Mitsch Bush’s on-again, off-again endorsement of the Green New Deal may win applause and big majorities in Aspen and Steamboat Springs but prove less endearing in Pueblo, Del Norte, Delta and Rangely.
Boebert’s candidacy would ordinarily give Democrats a shot. But bear in mind that this district voted for Trump by 12 points while the state as a whole gave Hillary Clinton a five-point win. As Colorado has become a more pronounced shade of blue, the 3rd District, like much of rural America, has grown ever more red. Even Pueblo County, long a Democratic stronghold, went for Trump. It is hard to conceive of a more Trumpian candidate than Lauren Boebert.
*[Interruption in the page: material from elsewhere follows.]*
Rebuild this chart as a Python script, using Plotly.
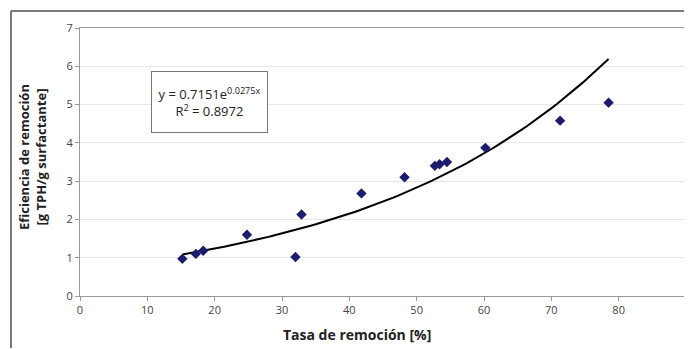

Or one whom Trump would more like to hit on.
We’ll end where we started. Not only has the cast of characters changed in this district, but the political ethos has as well. Center is now just a small town in the San Luis Valley, not a sought-after governing standard. Both parties are dominated by their loudest, most ardent noisemakers in a political culture of ever-increasing volume.
As our political process has changed, so has what passes for a congressional job description. Service these days is far less about legislating, appropriating, coalition-building or trouble-shooting than it is an endless game of camera-hunting, sound bites, provocation and feigned outrage. Our representatives can’t be bothered to pass an annual budget. But they sure know their way to the cable television studio.
Politics is now very much theater. Complete with heroes and villains, but lacking nuance or compromise much less traditional, serious legislative work. Lauren Boebert and Diane Mitsch Bush welcome you to this new era.